What vector field $\vec{F}$ defined on the unit sphere has $\vec{\nabla} \times \vec{F} = \vec{r}$?

Question

I want to apply Stokes' theorem in a problem whose geometry dictates that the "curl $\vec{F} \cdot \vec{n}$" integrand of the surface integral must equal one. Thus curl $\vec{F}$ must equal $\vec{n}$, and since my surface is the sphere, $\vec{n}$ is the radial vector on the surface of the sphere. the last step before I convert this surface integral to a path integral (using Stokes' theorem) is to define the vector field $\vec{F}$ whose curl is the radial vector $\vec{r}$. I'm rusty at div, grad, curl and all that, and probably overlooking something obvious.

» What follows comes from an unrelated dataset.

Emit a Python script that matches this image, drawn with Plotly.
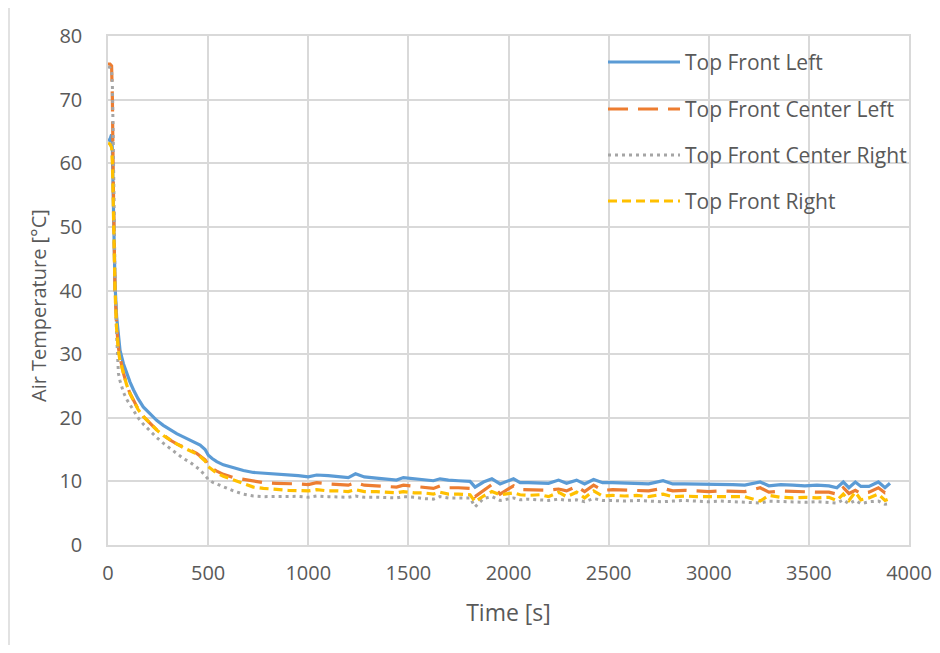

I know that the radial vector is the polar angle unit vector $\hat{\theta}$ cross the azimuthal unit vector $\hat{\phi}$, but I need the vector field $\vec{F}$ whose curl is $\vec{r}$, not the two vectors whose cross product is $\vec{r}$. I tried directly integration the expression for curl $\vec{F} = \vec{r}$ to guess what $\vec{F}$ must be and I got close but no cigar. Any help appreciated...

Answer 1

There is no vector field $\bf F$ that satisfies $$\nabla \times {\bf F} = {\bf \hat{r}} ,$$ where $\bf \hat r$ denotes the unit radial vector field on $\Bbb R^3 - \{ 0 \}$:

If there were, taking the divergence would give $$\nabla \cdot {\bf r} = \nabla \cdot (\nabla \times {\bf F}) = 0 .$$

On the other hand, the usual formula for divergence in spherical coordinates gives $$\nabla \cdot {\bf r} = \frac{2}{r} \neq 0 ,$$ where $r$ is the radial spherical coordinate.